Material provided:
'''

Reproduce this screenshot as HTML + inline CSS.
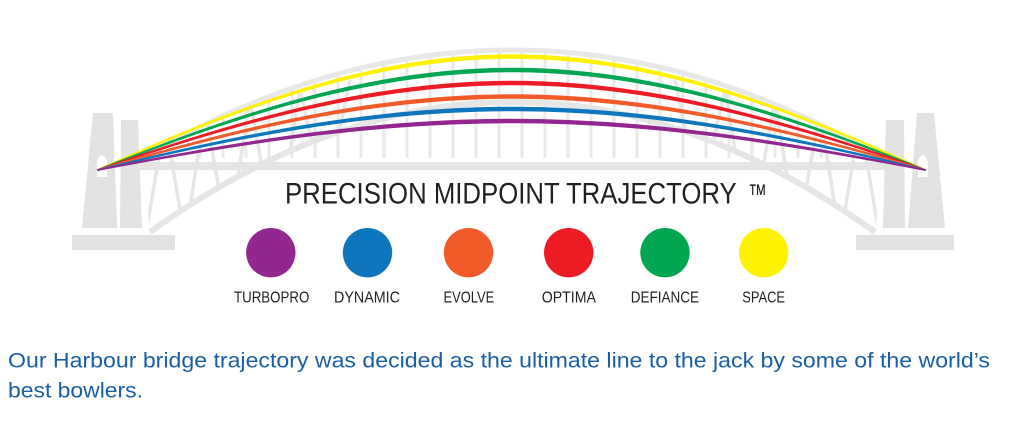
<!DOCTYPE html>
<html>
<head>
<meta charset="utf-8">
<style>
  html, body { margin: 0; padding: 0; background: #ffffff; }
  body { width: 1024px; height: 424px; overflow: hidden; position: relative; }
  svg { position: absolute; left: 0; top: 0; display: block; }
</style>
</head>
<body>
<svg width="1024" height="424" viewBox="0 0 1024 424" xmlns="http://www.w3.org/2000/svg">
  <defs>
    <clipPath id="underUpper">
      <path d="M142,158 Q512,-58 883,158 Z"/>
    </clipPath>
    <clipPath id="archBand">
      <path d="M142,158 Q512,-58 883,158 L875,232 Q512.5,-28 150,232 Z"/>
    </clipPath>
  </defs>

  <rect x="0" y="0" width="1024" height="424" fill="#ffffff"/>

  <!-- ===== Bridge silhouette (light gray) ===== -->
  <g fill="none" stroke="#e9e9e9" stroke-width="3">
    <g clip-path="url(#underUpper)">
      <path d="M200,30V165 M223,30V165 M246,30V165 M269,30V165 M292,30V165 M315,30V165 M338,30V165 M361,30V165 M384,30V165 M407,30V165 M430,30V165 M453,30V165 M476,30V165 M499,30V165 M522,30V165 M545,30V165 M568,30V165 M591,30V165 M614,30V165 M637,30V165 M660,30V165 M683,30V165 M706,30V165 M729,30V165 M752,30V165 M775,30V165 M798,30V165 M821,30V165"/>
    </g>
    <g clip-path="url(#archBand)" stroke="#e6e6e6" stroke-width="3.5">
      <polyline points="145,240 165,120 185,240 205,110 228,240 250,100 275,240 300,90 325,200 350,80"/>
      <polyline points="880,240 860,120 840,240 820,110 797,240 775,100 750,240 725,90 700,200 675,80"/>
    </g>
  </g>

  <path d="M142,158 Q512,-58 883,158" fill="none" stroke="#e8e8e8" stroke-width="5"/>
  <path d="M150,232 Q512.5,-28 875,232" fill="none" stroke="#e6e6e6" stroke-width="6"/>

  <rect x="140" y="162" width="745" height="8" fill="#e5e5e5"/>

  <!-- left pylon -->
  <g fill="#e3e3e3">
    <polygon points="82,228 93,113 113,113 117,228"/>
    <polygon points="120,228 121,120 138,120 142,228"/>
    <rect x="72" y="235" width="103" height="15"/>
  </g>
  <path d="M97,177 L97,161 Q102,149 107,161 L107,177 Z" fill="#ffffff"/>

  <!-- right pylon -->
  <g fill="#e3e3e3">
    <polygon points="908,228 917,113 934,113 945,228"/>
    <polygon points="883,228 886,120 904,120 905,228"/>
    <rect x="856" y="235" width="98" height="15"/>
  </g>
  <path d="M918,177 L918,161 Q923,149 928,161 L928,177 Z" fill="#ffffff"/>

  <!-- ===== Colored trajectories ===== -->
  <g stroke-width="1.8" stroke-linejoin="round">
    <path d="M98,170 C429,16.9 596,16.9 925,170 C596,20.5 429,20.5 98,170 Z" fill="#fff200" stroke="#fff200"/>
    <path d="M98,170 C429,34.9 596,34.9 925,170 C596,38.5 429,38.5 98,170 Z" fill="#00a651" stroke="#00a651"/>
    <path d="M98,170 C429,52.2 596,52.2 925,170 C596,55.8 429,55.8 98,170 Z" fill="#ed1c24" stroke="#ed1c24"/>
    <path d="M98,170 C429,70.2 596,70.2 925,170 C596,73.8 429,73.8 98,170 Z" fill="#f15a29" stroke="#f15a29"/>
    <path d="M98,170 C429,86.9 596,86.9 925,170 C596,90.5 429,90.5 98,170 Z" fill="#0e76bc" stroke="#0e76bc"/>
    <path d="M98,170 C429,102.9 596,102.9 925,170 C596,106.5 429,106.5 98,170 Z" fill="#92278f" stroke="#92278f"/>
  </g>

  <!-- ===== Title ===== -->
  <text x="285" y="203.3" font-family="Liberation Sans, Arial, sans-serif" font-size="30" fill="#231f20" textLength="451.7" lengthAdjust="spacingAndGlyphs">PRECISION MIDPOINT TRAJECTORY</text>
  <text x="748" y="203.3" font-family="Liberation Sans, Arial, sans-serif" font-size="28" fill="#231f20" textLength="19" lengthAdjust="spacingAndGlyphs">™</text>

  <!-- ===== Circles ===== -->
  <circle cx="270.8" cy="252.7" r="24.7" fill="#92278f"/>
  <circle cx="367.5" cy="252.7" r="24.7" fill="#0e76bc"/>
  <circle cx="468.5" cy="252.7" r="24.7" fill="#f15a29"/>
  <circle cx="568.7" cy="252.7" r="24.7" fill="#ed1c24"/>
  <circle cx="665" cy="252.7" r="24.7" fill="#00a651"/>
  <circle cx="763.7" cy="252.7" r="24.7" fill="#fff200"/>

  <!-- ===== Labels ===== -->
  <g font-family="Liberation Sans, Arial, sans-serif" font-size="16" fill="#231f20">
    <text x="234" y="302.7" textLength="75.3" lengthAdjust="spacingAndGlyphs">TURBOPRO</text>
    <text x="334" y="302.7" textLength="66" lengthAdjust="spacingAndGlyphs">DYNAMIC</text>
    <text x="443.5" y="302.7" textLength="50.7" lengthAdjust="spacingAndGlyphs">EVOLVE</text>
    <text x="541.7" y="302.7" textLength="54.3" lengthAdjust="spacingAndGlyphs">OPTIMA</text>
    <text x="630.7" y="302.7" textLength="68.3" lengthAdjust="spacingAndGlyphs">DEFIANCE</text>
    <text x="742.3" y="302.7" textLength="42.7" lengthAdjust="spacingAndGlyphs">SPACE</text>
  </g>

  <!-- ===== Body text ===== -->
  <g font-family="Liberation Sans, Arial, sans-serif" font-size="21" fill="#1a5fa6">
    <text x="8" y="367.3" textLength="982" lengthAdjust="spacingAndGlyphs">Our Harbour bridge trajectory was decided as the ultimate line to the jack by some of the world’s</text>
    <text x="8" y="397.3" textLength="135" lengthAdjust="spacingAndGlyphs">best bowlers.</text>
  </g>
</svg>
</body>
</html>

'''

What is being asked:
Return the material word for word. Pictures are not part of the copy.

Reply:
Reproduce this screenshot as HTML + inline CSS.
<!DOCTYPE html>
<html>
<head>
<meta charset="utf-8">
<style>
  html, body { margin: 0; padding: 0; background: #ffffff; }
  body { width: 1024px; height: 424px; overflow: hidden; position: relative; }
  svg { position: absolute; left: 0; top: 0; display: block; }
</style>
</head>
<body>
<svg width="1024" height="424" viewBox="0 0 1024 424" xmlns="http://www.w3.org/2000/svg">
  <defs>
    <clipPath id="underUpper">
      <path d="M142,158 Q512,-58 883,158 Z"/>
    </clipPath>
    <clipPath id="archBand">
      <path d="M142,158 Q512,-58 883,158 L875,232 Q512.5,-28 150,232 Z"/>
    </clipPath>
  </defs>

  <rect x="0" y="0" width="1024" height="424" fill="#ffffff"/>

  <!-- ===== Bridge silhouette (light gray) ===== -->
  <g fill="none" stroke="#e9e9e9" stroke-width="3">
    <g clip-path="url(#underUpper)">
      <path d="M200,30V165 M223,30V165 M246,30V165 M269,30V165 M292,30V165 M315,30V165 M338,30V165 M361,30V165 M384,30V165 M407,30V165 M430,30V165 M453,30V165 M476,30V165 M499,30V165 M522,30V165 M545,30V165 M568,30V165 M591,30V165 M614,30V165 M637,30V165 M660,30V165 M683,30V165 M706,30V165 M729,30V165 M752,30V165 M775,30V165 M798,30V165 M821,30V165"/>
    </g>
    <g clip-path="url(#archBand)" stroke="#e6e6e6" stroke-width="3.5">
      <polyline points="145,240 165,120 185,240 205,110 228,240 250,100 275,240 300,90 325,200 350,80"/>
      <polyline points="880,240 860,120 840,240 820,110 797,240 775,100 750,240 725,90 700,200 675,80"/>
    </g>
  </g>

  <path d="M142,158 Q512,-58 883,158" fill="none" stroke="#e8e8e8" stroke-width="5"/>
  <path d="M150,232 Q512.5,-28 875,232" fill="none" stroke="#e6e6e6" stroke-width="6"/>

  <rect x="140" y="162" width="745" height="8" fill="#e5e5e5"/>

  <!-- left pylon -->
  <g fill="#e3e3e3">
    <polygon points="82,228 93,113 113,113 117,228"/>
    <polygon points="120,228 121,120 138,120 142,228"/>
    <rect x="72" y="235" width="103" height="15"/>
  </g>
  <path d="M97,177 L97,161 Q102,149 107,161 L107,177 Z" fill="#ffffff"/>

  <!-- right pylon -->
  <g fill="#e3e3e3">
    <polygon points="908,228 917,113 934,113 945,228"/>
    <polygon points="883,228 886,120 904,120 905,228"/>
    <rect x="856" y="235" width="98" height="15"/>
  </g>
  <path d="M918,177 L918,161 Q923,149 928,161 L928,177 Z" fill="#ffffff"/>

  <!-- ===== Colored trajectories ===== -->
  <g stroke-width="1.8" stroke-linejoin="round">
    <path d="M98,170 C429,16.9 596,16.9 925,170 C596,20.5 429,20.5 98,170 Z" fill="#fff200" stroke="#fff200"/>
    <path d="M98,170 C429,34.9 596,34.9 925,170 C596,38.5 429,38.5 98,170 Z" fill="#00a651" stroke="#00a651"/>
    <path d="M98,170 C429,52.2 596,52.2 925,170 C596,55.8 429,55.8 98,170 Z" fill="#ed1c24" stroke="#ed1c24"/>
    <path d="M98,170 C429,70.2 596,70.2 925,170 C596,73.8 429,73.8 98,170 Z" fill="#f15a29" stroke="#f15a29"/>
    <path d="M98,170 C429,86.9 596,86.9 925,170 C596,90.5 429,90.5 98,170 Z" fill="#0e76bc" stroke="#0e76bc"/>
    <path d="M98,170 C429,102.9 596,102.9 925,170 C596,106.5 429,106.5 98,170 Z" fill="#92278f" stroke="#92278f"/>
  </g>

  <!-- ===== Title ===== -->
  <text x="285" y="203.3" font-family="Liberation Sans, Arial, sans-serif" font-size="30" fill="#231f20" textLength="451.7" lengthAdjust="spacingAndGlyphs">PRECISION MIDPOINT TRAJECTORY</text>
  <text x="748" y="203.3" font-family="Liberation Sans, Arial, sans-serif" font-size="28" fill="#231f20" textLength="19" lengthAdjust="spacingAndGlyphs">™</text>

  <!-- ===== Circles ===== -->
  <circle cx="270.8" cy="252.7" r="24.7" fill="#92278f"/>
  <circle cx="367.5" cy="252.7" r="24.7" fill="#0e76bc"/>
  <circle cx="468.5" cy="252.7" r="24.7" fill="#f15a29"/>
  <circle cx="568.7" cy="252.7" r="24.7" fill="#ed1c24"/>
  <circle cx="665" cy="252.7" r="24.7" fill="#00a651"/>
  <circle cx="763.7" cy="252.7" r="24.7" fill="#fff200"/>

  <!-- ===== Labels ===== -->
  <g font-family="Liberation Sans, Arial, sans-serif" font-size="16" fill="#231f20">
    <text x="234" y="302.7" textLength="75.3" lengthAdjust="spacingAndGlyphs">TURBOPRO</text>
    <text x="334" y="302.7" textLength="66" lengthAdjust="spacingAndGlyphs">DYNAMIC</text>
    <text x="443.5" y="302.7" textLength="50.7" lengthAdjust="spacingAndGlyphs">EVOLVE</text>
    <text x="541.7" y="302.7" textLength="54.3" lengthAdjust="spacingAndGlyphs">OPTIMA</text>
    <text x="630.7" y="302.7" textLength="68.3" lengthAdjust="spacingAndGlyphs">DEFIANCE</text>
    <text x="742.3" y="302.7" textLength="42.7" lengthAdjust="spacingAndGlyphs">SPACE</text>
  </g>

  <!-- ===== Body text ===== -->
  <g font-family="Liberation Sans, Arial, sans-serif" font-size="21" fill="#1a5fa6">
    <text x="8" y="367.3" textLength="982" lengthAdjust="spacingAndGlyphs">Our Harbour bridge trajectory was decided as the ultimate line to the jack by some of the world’s</text>
    <text x="8" y="397.3" textLength="135" lengthAdjust="spacingAndGlyphs">best bowlers.</text>
  </g>
</svg>
</body>
</html>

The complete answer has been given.